Provide real-time visibility

Leadership should be able to see station readiness across all locations without collecting paperwork.

Signs your station task system is breaking down

Many agencies normalize station task gaps without realizing the risk they create.

Common indicators include:

  • Tasks being rechecked because records are unclear

  • Issues discovered days after they should have been flagged

  • Missed inspections identified during audits

  • Inconsistent completion across shifts

  • Unclear accountability for follow-up

  • Paper logs that are incomplete or missing

These are signals that the system is no longer supporting readiness.

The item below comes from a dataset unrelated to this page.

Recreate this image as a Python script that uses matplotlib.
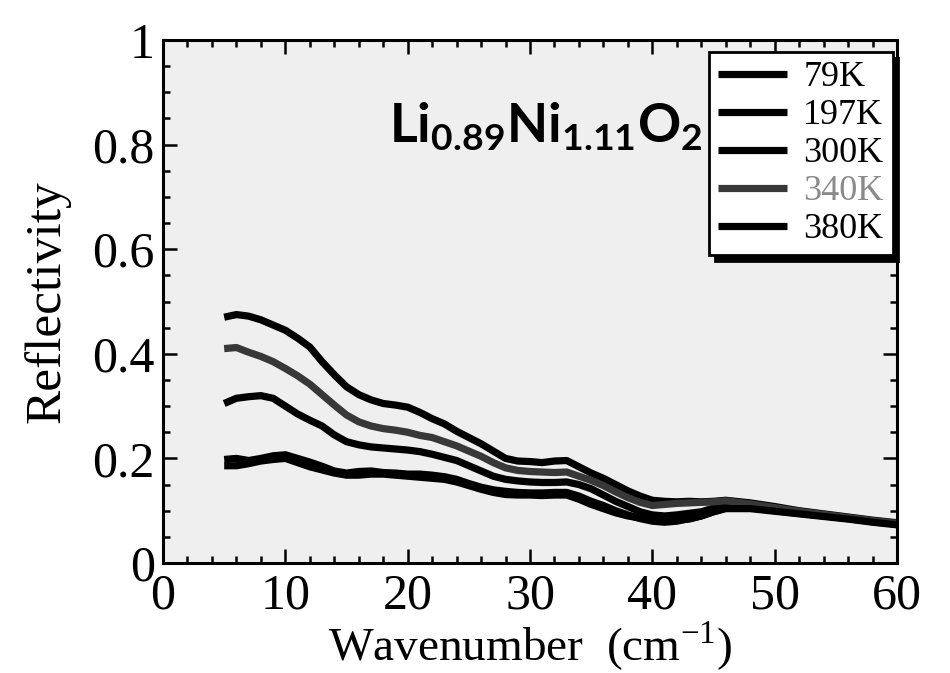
import matplotlib
matplotlib.use("Agg")
import matplotlib.pyplot as plt
from matplotlib.ticker import MultipleLocator

plt.rcParams['font.family'] = ['Liberation Serif', 'DejaVu Serif']
plt.rcParams['mathtext.fontset'] = 'custom'
plt.rcParams['mathtext.rm'] = 'Liberation Serif'
plt.rcParams['mathtext.bf'] = 'Lato:bold'

# wavenumber grid (cm^-1)
wavenumber = [5, 6, 7, 8, 9, 10, 11, 12, 13, 14, 15, 16, 17, 18, 19, 20, 21, 22, 23, 24, 25,
              26, 27, 28, 29, 30, 31, 32, 33, 34, 35, 36, 37, 38, 39, 40, 41, 42, 43, 44,
              45, 46, 48, 50, 52, 54, 56, 58, 60]

r_79k = [0.470, 0.475, 0.472, 0.465, 0.455, 0.445, 0.430, 0.413, 0.385, 0.360, 0.337,
         0.322, 0.312, 0.305, 0.302, 0.298, 0.288, 0.276, 0.266, 0.252, 0.240, 0.228,
         0.214, 0.200, 0.195, 0.194, 0.192, 0.195, 0.196, 0.184, 0.172, 0.162, 0.150,
         0.138, 0.128, 0.120, 0.118, 0.117, 0.118, 0.117, 0.118, 0.120, 0.115, 0.108,
         0.100, 0.094, 0.088, 0.082, 0.077]
r_340k = [0.410, 0.412, 0.403, 0.395, 0.385, 0.372, 0.358, 0.342, 0.322, 0.302, 0.283,
          0.270, 0.262, 0.257, 0.254, 0.250, 0.244, 0.240, 0.232, 0.224, 0.214, 0.204,
          0.192, 0.182, 0.177, 0.175, 0.174, 0.173, 0.174, 0.166, 0.158, 0.148, 0.136,
          0.125, 0.116, 0.110, 0.112, 0.114, 0.115, 0.116, 0.117, 0.119, 0.113, 0.106,
          0.099, 0.093, 0.087, 0.081, 0.076]
r_300k = [0.305, 0.315, 0.318, 0.320, 0.315, 0.300, 0.285, 0.273, 0.262, 0.245, 0.232,
          0.226, 0.222, 0.220, 0.218, 0.216, 0.213, 0.208, 0.202, 0.196, 0.186, 0.176,
          0.166, 0.160, 0.157, 0.155, 0.154, 0.154, 0.155, 0.150, 0.142, 0.130, 0.118,
          0.108, 0.098, 0.092, 0.090, 0.092, 0.095, 0.098, 0.105, 0.112, 0.110, 0.104,
          0.097, 0.091, 0.086, 0.080, 0.075]
r_197k = [0.198, 0.200, 0.196, 0.200, 0.205, 0.207, 0.200, 0.193, 0.185, 0.176, 0.172,
          0.175, 0.176, 0.173, 0.172, 0.170, 0.170, 0.168, 0.165, 0.160, 0.152, 0.145,
          0.140, 0.137, 0.135, 0.134, 0.134, 0.135, 0.135, 0.128, 0.118, 0.110, 0.100,
          0.092, 0.085, 0.080, 0.078, 0.080, 0.085, 0.090, 0.098, 0.105, 0.106, 0.100,
          0.095, 0.090, 0.085, 0.079, 0.074]
r_380k = [0.186, 0.186, 0.190, 0.195, 0.198, 0.200, 0.192, 0.184, 0.178, 0.172, 0.168,
          0.168, 0.170, 0.170, 0.168, 0.166, 0.164, 0.162, 0.160, 0.155, 0.148, 0.141,
          0.135, 0.131, 0.130, 0.130, 0.129, 0.130, 0.130, 0.122, 0.112, 0.104, 0.096,
          0.090, 0.086, 0.084, 0.083, 0.082, 0.084, 0.090, 0.098, 0.104, 0.104, 0.099,
          0.094, 0.089, 0.084, 0.078, 0.073]

labels = ['79K', '197K', '300K', '340K', '380K']
series = [r_79k, r_197k, r_300k, r_340k, r_380k]
colors = ['black', 'black', 'black', '#383838', 'black']

fig = plt.figure(figsize=(9.5, 6.73), dpi=100)
ax = fig.add_axes([0.1716, 0.1634, 0.7726, 0.7772])
ax.set_facecolor('#efefef')

for lab, r, c in zip(labels, series, colors):
    ax.plot(wavenumber, r, color=c, lw=5.2, label=lab, solid_capstyle='butt')

ax.set_xlim(0, 60)
ax.set_ylim(0, 1)
ax.xaxis.set_major_locator(MultipleLocator(10))
ax.xaxis.set_minor_locator(MultipleLocator(2))
ax.yaxis.set_minor_locator(MultipleLocator(0.05))
ax.set_yticks([0, 0.2, 0.4, 0.6, 0.8, 1.0])
ax.set_yticklabels(['0', '0.2', '0.4', '0.6', '0.8', '1'])
ax.tick_params(which='both', direction='in', top=True, right=True, width=1.8)
ax.tick_params(which='major', length=10, labelsize=36)
ax.tick_params(which='minor', length=5)
ax.tick_params(axis='x', which='major', pad=7)
ax.tick_params(axis='y', which='major', pad=6)
for sp in ax.spines.values():
    sp.set_linewidth(2.2)

ax.set_xlabel('Wavenumber  (cm$^{\\mathrm{-1}}$)', fontsize=34, labelpad=0)
ax.set_ylabel('Reflectivity', fontsize=37, labelpad=16)

ax.text(0.308, 0.803, r'$\mathbf{Li_{0.89}Ni_{1.11}O_2}$', transform=ax.transAxes,
        fontsize=38.5, ha='left', va='baseline')

leg = ax.legend(loc='upper right', bbox_to_anchor=(0.994, 0.977), borderaxespad=0,
                fontsize=26, handlelength=1.9, handletextpad=0.45, labelspacing=0.13,
                borderpad=0.25, fancybox=False, framealpha=1, edgecolor='black',
                shadow={'ox': 4, 'oy': -4, 'color': 'black', 'alpha': 1})
leg.get_frame().set_linewidth(2)
for t, c in zip(leg.get_texts(), colors):
    if c != 'black':
        t.set_color('#8a8a8a')

fig.savefig('out.png', dpi=100)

What to look for in a better approach

When evaluating how to improve station task management, agencies should focus on operational fit.

A reliable solution should be:

  • Simple enough for crews to use every shift

  • Automated to reduce missed tasks

  • Centralized so all stations share the same data

  • Transparent so leadership can see progress in real time

  • Flexible enough to match station workflows

  • Scalable as facilities and responsibilities grow

Why agencies move to PSTrax

Agencies often adopt PSTrax when station task tracking becomes fragmented and unreliable.

PSTrax helps agencies:

  • Centralize inspections, chores, and facility checks

  • Automate scheduling and reminders across shifts

  • Document completion with time-stamped records

  • Track issues through resolution

  • Maintain visibility across all stations and facilities

By replacing informal processes with a structured system, agencies improve consistency, accountability, and readiness.

Conclusion: Station readiness depends on consistency

Stations are the foundation of every response. When routine tasks are missed or poorly documented, risk increases quietly over time.

A modern station management approach removes guesswork, clarifies responsibility, and makes sure nothing critical slips through the cracks. With the right system in place, station operations become a strength instead of a vulnerability.